-- START ENTRIES --

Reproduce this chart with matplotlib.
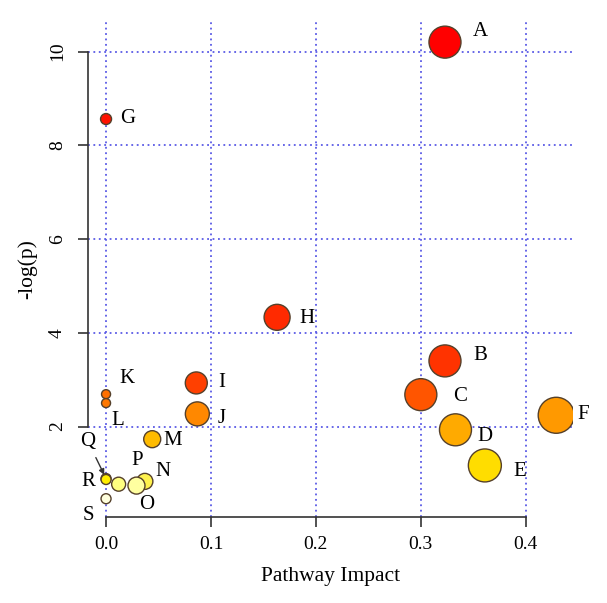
import matplotlib
matplotlib.use("Agg")
import matplotlib.pyplot as plt

# ---------------------------------------------------------------------------
# Dados
# ---------------------------------------------------------------------------

rotulos = ["A", "B", "C", "D", "E", "F", "G", "H", "I", "J",
           "K", "L", "M", "N", "O", "P", "Q", "R", "S"]
impacto = [0.323, 0.323, 0.300, 0.333, 0.361, 0.429, 0.0, 0.163, 0.086, 0.087,
           0.0, 0.0, 0.044, 0.037, 0.029, 0.012, 0.0, 0.0, 0.0]
menos_log_p = [10.20, 3.40, 2.68, 1.93, 1.17, 2.24, 8.56, 4.33, 2.93, 2.27,
               2.69, 2.50, 1.73, 0.83, 0.74, 0.77, 0.89, 0.87, 0.46]
cores = ["#FF0000", "#FF3300", "#FF5500", "#FFAA00", "#FFDD00", "#FF9900",
         "#FF1100", "#FF2A00", "#FF4000", "#FF8800", "#FF7000", "#FF7700",
         "#FFBB00", "#FFF24D", "#FFFFA0", "#FFFF80", "#FFEE00", "#FFEE00",
         "#FFFFDD"]

x_ticks = [0.0, 0.1, 0.2, 0.3, 0.4]
y_ticks = [2, 4, 6, 8, 10]

# ---------------------------------------------------------------------------
# Estilo
# ---------------------------------------------------------------------------

raio_px = [16, 16, 16, 16, 16.5, 18, 5.5, 13, 11, 12,
           4.5, 4.5, 8.5, 8, 8.5, 7, 5, 5, 5]
# deslocamento dos rotulos em pixels (dx, dy)
desloc = {
    "A": (35, 11), "B": (35, 5), "C": (39, -2), "D": (29, -7), "E": (35, -6),
    "F": (27, 1), "G": (22, 1), "H": (30, -1), "I": (25, 0), "J": (24, -5),
    "K": (21, 16), "L": (12, -17), "M": (20, -1), "N": (18, 10), "O": (10, -19),
    "P": (19, 24), "Q": (-18, 37), "R": (-18, -2), "S": (-18, -17),
}

plt.rcParams["font.family"] = ["Liberation Serif", "DejaVu Serif"]

fig = plt.figure(figsize=(6.07, 6.03), dpi=100)
ax = fig.add_axes([88 / 607, 1 - 517 / 603, 485 / 607, 495 / 603])

ax.set_xlim(-0.0172, 0.445)
ax.set_ylim(0.07, 10.63)

for v in x_ticks:
    ax.axvline(v, color="#5a5ae6", ls=(0, (1, 2)), lw=1.3, zorder=0)
for v in y_ticks:
    ax.axhline(v, color="#5a5ae6", ls=(0, (1, 2)), lw=1.3, zorder=0)

tam = [(2 * r * 0.72) ** 2 for r in raio_px]
ax.scatter(impacto, menos_log_p, s=tam, c=cores, edgecolors="#55402a",
           linewidths=1.0, zorder=3)

for lab, x, y in zip(rotulos, impacto, menos_log_p):
    dx, dy = desloc[lab]
    if lab == "Q":
        ax.annotate(lab, xy=(x, y), xytext=(dx * 0.72, dy * 0.72),
                    textcoords="offset points", ha="center", va="center",
                    fontsize=15,
                    arrowprops=dict(arrowstyle="-|>", color="#333333", lw=1.0,
                                    shrinkA=3, shrinkB=3, mutation_scale=8))
    else:
        ax.annotate(lab, xy=(x, y), xytext=(dx * 0.72, dy * 0.72),
                    textcoords="offset points", ha="center", va="center",
                    fontsize=15)

for lado in ["top", "right"]:
    ax.spines[lado].set_visible(False)
ax.spines["left"].set_bounds(y_ticks[0], y_ticks[-1])
ax.spines["bottom"].set_bounds(x_ticks[0], x_ticks[-1])
for lado in ["left", "bottom"]:
    ax.spines[lado].set_color("#333333")
    ax.spines[lado].set_linewidth(1.2)

ax.set_xticks(x_ticks, [f"{v:.1f}" for v in x_ticks])
ax.set_yticks(y_ticks, [str(v) for v in y_ticks])
ax.tick_params(axis="both", direction="out", length=7, width=1.2,
               color="#333333", labelsize=14)
ax.tick_params(axis="x", pad=7)
ax.tick_params(axis="y", pad=9)
for t in ax.get_yticklabels():
    t.set_rotation(90)
    t.set_va("center")

ax.set_xlabel("Pathway Impact", fontsize=15.5, labelpad=10)
ax.set_ylabel("-log(p)", fontsize=15.5, labelpad=8)

fig.savefig("out.png", dpi=100)
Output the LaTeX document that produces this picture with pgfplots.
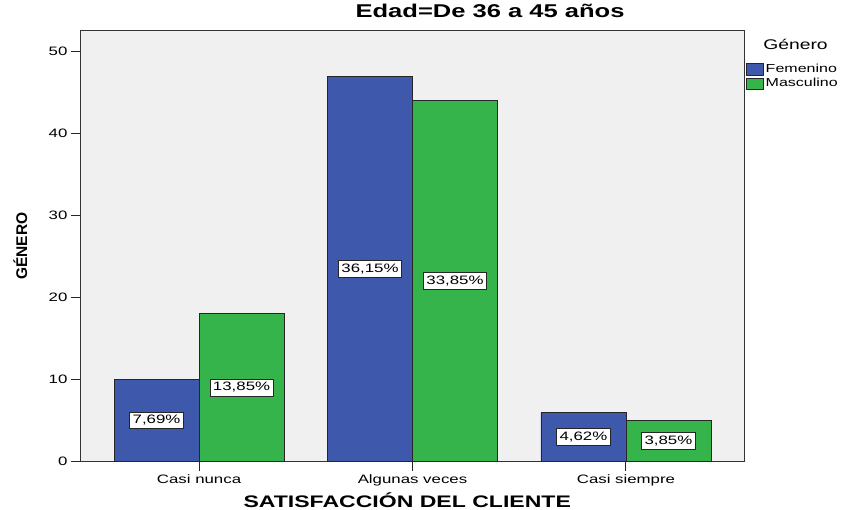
\documentclass[border=0pt]{standalone}
\usepackage{fontspec}
\setmainfont{Liberation Sans}[FakeStretch=1.38]
\newfontfamily\ylabfont{Liberation Sans}
\usepackage{pgfplots}
\pgfplotsset{compat=1.18}
\definecolor{fem}{HTML}{3E58AC}
\definecolor{masc}{HTML}{34B44A}
\definecolor{bg}{HTML}{F0F0F0}
\begin{document}
\begin{tikzpicture}
\useasboundingbox (-81pt,-48.5pt) rectangle (765pt,461.5pt);
\begin{axis}[
  at={(0,0)}, anchor=south west,
  scale only axis, width=663pt, height=430.5pt,
  xmin=-0.553, xmax=2.553, ymin=0, ymax=52.5,
  ybar=0pt, bar width=85pt,
  axis background/.style={fill=bg},
  axis line style={draw=black!80, line width=1pt},
  xtick={0,1,2}, xticklabels={Casi nunca,Algunas veces,Casi siempre},
  ytick={0,10,20,30,40,50},
  tick align=outside, xtick pos=bottom, ytick pos=left,
  major tick length=10pt,
  tick style={draw=black!85, line width=1pt},
  /pgf/number format/assume math mode=true,
  ticklabel style={font=\fontsize{12.2}{14}\selectfont},
  title={Edad=De 36 a 45 años},
  title style={at={(rel axis cs:0.617,1)}, anchor=base, yshift=7pt, font=\fontsize{18.5}{20}\selectfont\bfseries},
  xlabel={SATISFACCIÓN DEL CLIENTE},
  xlabel style={at={(rel axis cs:0.492,0)}, anchor=base, yshift=-46.5pt, font=\fontsize{16.7}{18}\selectfont\bfseries},
  ylabel={GÉNERO},
  ylabel style={at={(rel axis cs:-0.0814,0.5)}, anchor=base, font=\ylabfont\fontsize{15.5}{17}\selectfont\bfseries},
  legend style={at={(rel axis cs:1.003,0.9257)}, anchor=north west, draw=none, fill=none, inner sep=0pt,
    font=\fontsize{11.6}{13}\selectfont, row sep=2.5pt,
    nodes={text height=9pt, text depth=2.5pt, inner sep=0pt}},
  legend cell align=left,
  nodes near coords style={anchor=center, fill=white, draw=black!85, line width=0.8pt,
    inner xsep=3pt, inner ysep=2.5pt, text height=9pt, text depth=2.5pt,
    font=\fontsize{12.2}{14}\selectfont, text=black},
]
\addplot[fill=fem, draw=black!85, line width=0.8pt, bar shift=-42.5pt,
  legend image code/.code={\draw[fill=fem,draw=black!85,line width=0.6pt] (0pt,-6pt) rectangle (17pt,5.5pt);}]
  coordinates {(0,10) (1,47) (2,6)};
\addlegendentry{\,Femenino}
\addplot[fill=masc, draw=black!85, line width=0.8pt, bar shift=42.5pt,
  legend image code/.code={\draw[fill=masc,draw=black!85,line width=0.6pt] (0pt,-6pt) rectangle (17pt,5.5pt);}]
  coordinates {(0,18) (1,44) (2,5)};
\addlegendentry{\,Masculino}
\addplot[forget plot, draw=none, fill=none, bar shift=-42.5pt, nodes near coords, point meta=explicit symbolic]
  coordinates {(0,5) [7,69\%] (1,23.5) [36,15\%] (2,3) [4,62\%]};
\addplot[forget plot, draw=none, fill=none, bar shift=42.5pt, nodes near coords, point meta=explicit symbolic]
  coordinates {(0,9) [13,85\%] (1,22) [33,85\%] (2,2.5) [3,85\%]};
\end{axis}
\node[anchor=base, font=\fontsize{14}{16}\selectfont] at (714.5pt,411.5pt) {Género};
\end{tikzpicture}
\end{document}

-- END ENTRIES --

_GOAL_
Every line from the top of the material above through the line with "linewidths=1.0, zorder=3)" should be duplicated exactly, please; leave out the pictures.

_THE OUTPUT_
Reproduce this chart with matplotlib.
import matplotlib
matplotlib.use("Agg")
import matplotlib.pyplot as plt

# ---------------------------------------------------------------------------
# Dados
# ---------------------------------------------------------------------------

rotulos = ["A", "B", "C", "D", "E", "F", "G", "H", "I", "J",
           "K", "L", "M", "N", "O", "P", "Q", "R", "S"]
impacto = [0.323, 0.323, 0.300, 0.333, 0.361, 0.429, 0.0, 0.163, 0.086, 0.087,
           0.0, 0.0, 0.044, 0.037, 0.029, 0.012, 0.0, 0.0, 0.0]
menos_log_p = [10.20, 3.40, 2.68, 1.93, 1.17, 2.24, 8.56, 4.33, 2.93, 2.27,
               2.69, 2.50, 1.73, 0.83, 0.74, 0.77, 0.89, 0.87, 0.46]
cores = ["#FF0000", "#FF3300", "#FF5500", "#FFAA00", "#FFDD00", "#FF9900",
         "#FF1100", "#FF2A00", "#FF4000", "#FF8800", "#FF7000", "#FF7700",
         "#FFBB00", "#FFF24D", "#FFFFA0", "#FFFF80", "#FFEE00", "#FFEE00",
         "#FFFFDD"]

x_ticks = [0.0, 0.1, 0.2, 0.3, 0.4]
y_ticks = [2, 4, 6, 8, 10]

# ---------------------------------------------------------------------------
# Estilo
# ---------------------------------------------------------------------------

raio_px = [16, 16, 16, 16, 16.5, 18, 5.5, 13, 11, 12,
           4.5, 4.5, 8.5, 8, 8.5, 7, 5, 5, 5]
# deslocamento dos rotulos em pixels (dx, dy)
desloc = {
    "A": (35, 11), "B": (35, 5), "C": (39, -2), "D": (29, -7), "E": (35, -6),
    "F": (27, 1), "G": (22, 1), "H": (30, -1), "I": (25, 0), "J": (24, -5),
    "K": (21, 16), "L": (12, -17), "M": (20, -1), "N": (18, 10), "O": (10, -19),
    "P": (19, 24), "Q": (-18, 37), "R": (-18, -2), "S": (-18, -17),
}

plt.rcParams["font.family"] = ["Liberation Serif", "DejaVu Serif"]

fig = plt.figure(figsize=(6.07, 6.03), dpi=100)
ax = fig.add_axes([88 / 607, 1 - 517 / 603, 485 / 607, 495 / 603])

ax.set_xlim(-0.0172, 0.445)
ax.set_ylim(0.07, 10.63)

for v in x_ticks:
    ax.axvline(v, color="#5a5ae6", ls=(0, (1, 2)), lw=1.3, zorder=0)
for v in y_ticks:
    ax.axhline(v, color="#5a5ae6", ls=(0, (1, 2)), lw=1.3, zorder=0)

tam = [(2 * r * 0.72) ** 2 for r in raio_px]
ax.scatter(impacto, menos_log_p, s=tam, c=cores, edgecolors="#55402a",
           linewidths=1.0, zorder=3)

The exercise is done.